> _Material provided_:
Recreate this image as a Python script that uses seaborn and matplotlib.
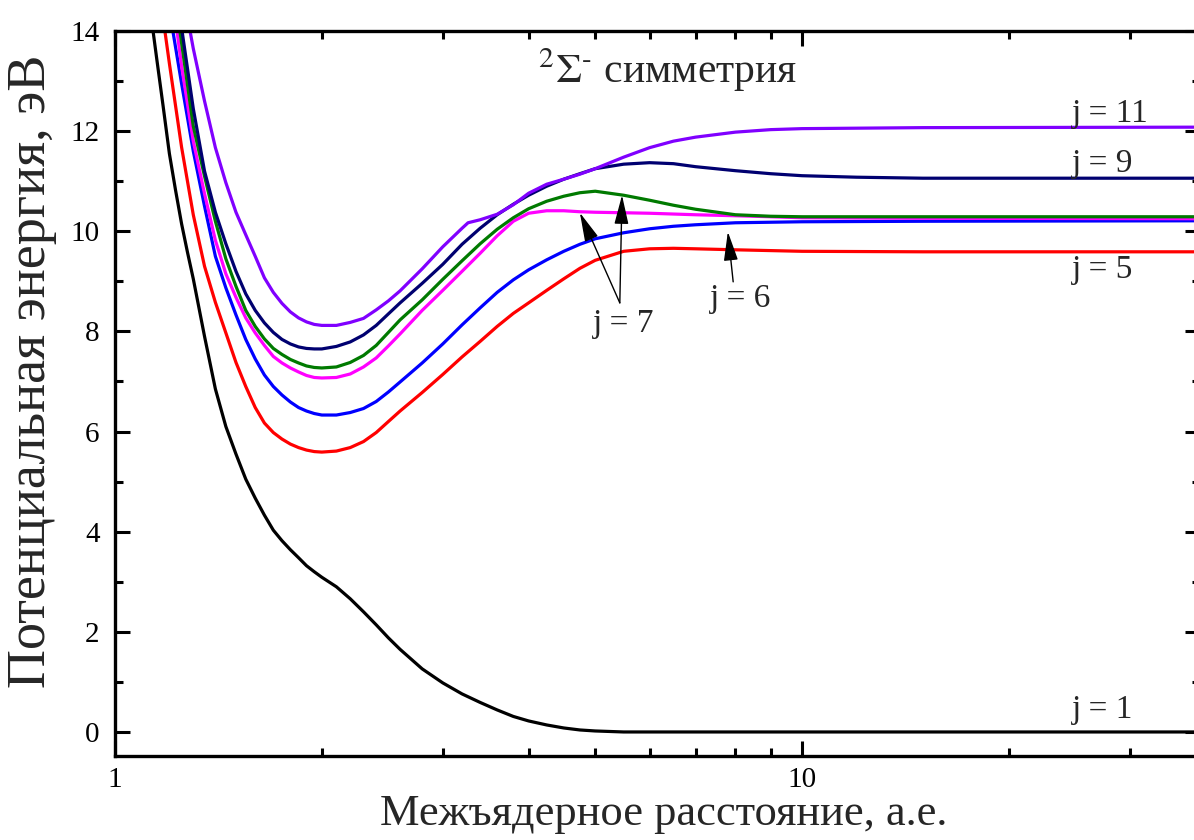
import numpy as np
import pandas as pd
import matplotlib
matplotlib.use("Agg")
import matplotlib.pyplot as plt
import seaborn as sns
from matplotlib.ticker import FixedLocator, NullFormatter, FixedFormatter

# ---------------- data ----------------
x_j1 = [1.136, 1.15, 1.175, 1.20, 1.225, 1.25, 1.275, 1.30, 1.35, 1.40, 1.45, 1.50, 1.55, 1.60, 1.65, 1.70,
        1.75, 1.80, 1.85, 1.90, 1.95, 2.0, 2.1, 2.2, 2.3, 2.4, 2.5, 2.6, 2.8, 3.0, 3.2, 3.4, 3.6, 3.8, 4.0,
        4.25, 4.5, 4.75, 5.0, 5.5, 6.0, 10.0, 40.0]
y_j1 = [14.0, 13.45, 12.5, 11.55, 10.82, 10.15, 9.58, 9.05, 7.9, 6.85, 6.1, 5.55, 5.05, 4.67, 4.33, 4.03,
        3.82, 3.64, 3.48, 3.32, 3.2, 3.09, 2.9, 2.66, 2.4, 2.14, 1.88, 1.65, 1.26, 0.98, 0.76, 0.59, 0.44, 0.31, 0.22,
        0.14, 0.08, 0.04, 0.02, 0.0, 0.0, 0.0, 0.0]

x_j5 = [1.182, 1.20, 1.25, 1.30, 1.35, 1.40, 1.45, 1.50, 1.55, 1.60, 1.65, 1.70, 1.75, 1.80, 1.85, 1.90, 1.95,
        2.0, 2.1, 2.2, 2.3, 2.4, 2.5, 2.6, 2.8, 3.0, 3.2, 3.4, 3.6, 3.8, 4.0, 4.25, 4.5, 4.75, 5.0, 5.5,
        6.0, 6.5, 7.0, 8.0, 10.0, 15.0, 40.0]
y_j5 = [14.0, 13.35, 11.68, 10.33, 9.3, 8.58, 7.97, 7.38, 6.9, 6.48, 6.17, 5.98, 5.85, 5.75, 5.68, 5.63, 5.60,
        5.59, 5.61, 5.68, 5.8, 5.98, 6.2, 6.41, 6.78, 7.14, 7.49, 7.8, 8.1, 8.36, 8.57, 8.82, 9.05, 9.26, 9.42, 9.6,
        9.65, 9.66, 9.65, 9.63, 9.6, 9.59, 9.59]

x_j6 = [1.214, 1.25, 1.30, 1.35, 1.40, 1.45, 1.50, 1.55, 1.60, 1.65, 1.70, 1.75, 1.80, 1.85, 1.90, 1.95,
        2.0, 2.1, 2.2, 2.3, 2.4, 2.5, 2.6, 2.8, 3.0, 3.2, 3.4, 3.6, 3.8, 4.0, 4.25, 4.5, 4.75, 5.0, 5.5,
        6.0, 6.5, 7.0, 8.0, 10.0, 15.0, 40.0]
y_j6 = [14.0, 12.95, 11.6, 10.5, 9.5, 8.87, 8.33, 7.84, 7.45, 7.13, 6.9, 6.73, 6.59, 6.48, 6.41, 6.36,
        6.33, 6.33, 6.38, 6.46, 6.6, 6.79, 6.99, 7.37, 7.75, 8.13, 8.47, 8.78, 9.03, 9.23, 9.43, 9.6, 9.74, 9.85, 9.97,
        10.05, 10.1, 10.13, 10.17, 10.19, 10.2, 10.21]

x_j7a = [1.231, 1.25, 1.30, 1.35, 1.40, 1.45, 1.50, 1.55, 1.60, 1.65, 1.70, 1.75, 1.80, 1.85, 1.90, 1.95,
         2.0, 2.1, 2.2, 2.3, 2.4, 2.5, 2.6, 2.8, 3.0, 3.2, 3.4, 3.6, 3.8, 4.0, 4.25, 4.5, 4.75, 5.0, 5.5,
         6.0, 7.0, 8.0, 9.0, 10.0, 15.0, 40.0]
y_j7a = [14.0, 13.3, 11.8, 10.75, 9.82, 9.15, 8.68, 8.27, 7.97, 7.72, 7.5, 7.37, 7.27, 7.19, 7.12, 7.08,
         7.07, 7.08, 7.15, 7.29, 7.47, 7.71, 7.95, 8.42, 8.82, 9.2, 9.56, 9.91, 10.2, 10.36, 10.41, 10.41, 10.39, 10.38, 10.37,
         10.36, 10.33, 10.31, 10.29, 10.27, 10.26, 10.25]

x_j7b = [1.243, 1.30, 1.35, 1.40, 1.45, 1.50, 1.55, 1.60, 1.65, 1.70, 1.75, 1.80, 1.85, 1.90, 1.95,
         2.0, 2.1, 2.2, 2.3, 2.4, 2.5, 2.6, 2.8, 3.0, 3.2, 3.4, 3.6, 3.8, 4.0, 4.25, 4.5, 4.75, 5.0, 5.5,
         6.0, 6.5, 7.0, 8.0, 9.0, 10.0, 40.0]
y_j7b = [14.0, 12.1, 11.1, 10.2, 9.45, 8.9, 8.42, 8.1, 7.85, 7.66, 7.54, 7.44, 7.37, 7.31, 7.28,
         7.27, 7.29, 7.38, 7.52, 7.72, 7.98, 8.23, 8.63, 9.04, 9.41, 9.75, 10.04, 10.27, 10.45, 10.6, 10.7, 10.77, 10.8, 10.72,
         10.62, 10.52, 10.44, 10.33, 10.3, 10.29, 10.29]

x_j9 = [1.252, 1.30, 1.35, 1.40, 1.45, 1.50, 1.55, 1.60, 1.65, 1.70, 1.75, 1.80, 1.85, 1.90, 1.95,
        2.0, 2.1, 2.2, 2.3, 2.4, 2.5, 2.6, 2.8, 3.0, 3.2, 3.4, 3.6, 3.8, 4.0, 4.25, 4.5, 4.75, 5.0, 5.5,
        6.0, 6.5, 7.0, 8.0, 9.0, 10.0, 12.0, 15.0, 40.0]
y_j9 = [14.0, 12.45, 11.2, 10.38, 9.75, 9.2, 8.75, 8.42, 8.17, 7.98, 7.84, 7.75, 7.69, 7.66, 7.65,
        7.65, 7.7, 7.79, 7.93, 8.12, 8.35, 8.57, 8.96, 9.34, 9.74, 10.06, 10.33, 10.54, 10.72, 10.9, 11.04, 11.15, 11.25, 11.34,
        11.37, 11.35, 11.29, 11.21, 11.15, 11.11, 11.08, 11.06, 11.06]

x_j11 = [1.286, 1.30, 1.35, 1.40, 1.45, 1.50, 1.55, 1.60, 1.65, 1.70, 1.75, 1.80, 1.85, 1.90, 1.95,
         2.0, 2.1, 2.2, 2.3, 2.4, 2.5, 2.6, 2.8, 3.0, 3.2, 3.265, 3.4, 3.6, 3.8, 4.0, 4.25, 4.5, 4.75, 5.0, 5.5,
         6.0, 6.5, 7.0, 8.0, 9.0, 10.0, 15.0, 40.0]
y_j11 = [14.0, 13.65, 12.6, 11.67, 10.97, 10.38, 9.93, 9.5, 9.07, 8.78, 8.56, 8.39, 8.27, 8.19, 8.14,
         8.12, 8.12, 8.18, 8.26, 8.43, 8.61, 8.81, 9.25, 9.69, 10.06, 10.17, 10.23, 10.34, 10.53, 10.76, 10.94, 11.04, 11.14, 11.25, 11.48,
         11.67, 11.8, 11.88, 11.98, 12.03, 12.05, 12.07, 12.08]

series_names = ["j1", "j5", "j6", "j7a", "j7b", "j9", "j11"]
series_x = [x_j1, x_j5, x_j6, x_j7a, x_j7b, x_j9, x_j11]
series_y = [y_j1, y_j5, y_j6, y_j7a, y_j7b, y_j9, y_j11]
series_colors = ["#000000", "#FF0000", "#0000FF", "#FF00FF", "#007A00", "#000070", "#8000FF"]

x_ticks = [1, 10]
x_ticklabels = ["1", "10"]
y_ticks = [0, 2, 4, 6, 8, 10, 12, 14]

labels_text = ["j = 11", "j = 9", "j = 5", "j = 1", "j = 7", "j = 6"]
labels_x = [24.7, 24.7, 24.7, 24.7, 4.96, 7.35]
labels_y = [12.18, 11.18, 9.07, 0.28, 7.99, 8.49]

arrow_tails = [(5.43, 8.57), (5.43, 8.57), (7.94, 8.99)]
arrow_heads = [(4.75, 10.37), (5.47, 10.72), (7.8, 9.99)]

# ---------------- figure ----------------
sns.set_theme(style="ticks")
plt.rcParams["font.family"] = ["Liberation Serif", "DejaVu Serif"]
plt.rcParams["mathtext.fontset"] = "stix"

fig = plt.figure(figsize=(11.94, 8.4), dpi=100)
ax = fig.add_axes([115/1194, 84/840, 1085/1194, 725/840])

for name, xs, ys, c in zip(series_names, series_x, series_y, series_colors):
    df = pd.DataFrame({"x": xs, "y": ys})
    sns.lineplot(data=df, x="x", y="y", ax=ax, color=c, lw=2.3, sort=False,
                 estimator=None, legend=False)
for ln in ax.lines:
    ln.set_solid_joinstyle("round")
    ln.set_solid_capstyle("round")

ax.set_xscale("log")
ax.set_xlim(1, 37.96)
ax.set_ylim(-0.48, 14)

ax.xaxis.set_major_locator(FixedLocator(x_ticks))
ax.xaxis.set_major_formatter(FixedFormatter(x_ticklabels))
ax.xaxis.set_minor_locator(FixedLocator([2, 3, 4, 5, 6, 7, 8, 9, 20, 30]))
ax.xaxis.set_minor_formatter(NullFormatter())
ax.yaxis.set_major_locator(FixedLocator(y_ticks))
ax.yaxis.set_minor_locator(FixedLocator([1, 3, 5, 7, 9, 11, 13]))

ax.tick_params(which="both", direction="in", top=True, right=True, colors="black",
               labelsize=21, width=2.2)
ax.tick_params(which="major", length=11, pad=11)
ax.tick_params(which="minor", length=6)
ax.tick_params(axis="x", which="major", pad=8)
for s in ax.spines.values():
    s.set_linewidth(2.4)
    s.set_color("black")

ax.set_xlabel("Межъядерное расстояние, а.е.", fontsize=32)
ax.set_ylabel("Потенциальная энергия, эВ", fontsize=39)
ax.xaxis.set_label_coords(0.506, -0.052)
ax.yaxis.set_label_coords(-0.053, 0.53)

ax.text(4.13, 12.96, r"$^{2}\Sigma^{\text{-}}$ симметрия", fontsize=30, ha="left", va="baseline")

for t, tx, ty in zip(labels_text, labels_x, labels_y):
    ax.text(tx, ty, t, fontsize=24, ha="left", va="baseline")

for (tx, ty), (hx, hy) in zip(arrow_tails, arrow_heads):
    ax.annotate("", xy=(hx, hy), xytext=(tx, ty),
                arrowprops=dict(arrowstyle="-|>,head_length=0.9,head_width=0.22",
                                color="black", lw=1.0, shrinkA=0, shrinkB=0,
                                mutation_scale=20))

fig.savefig("out.png", dpi=100)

> _Goal of the exercise_:
Repeat the listing above exactly from its first line to the line containing "from matplotlib.ticker import", both included, and omit the pictures.

> _Final answer_:
Recreate this image as a Python script that uses seaborn and matplotlib.
import numpy as np
import pandas as pd
import matplotlib
matplotlib.use("Agg")
import matplotlib.pyplot as plt
import seaborn as sns
from matplotlib.ticker import FixedLocator, NullFormatter, FixedFormatter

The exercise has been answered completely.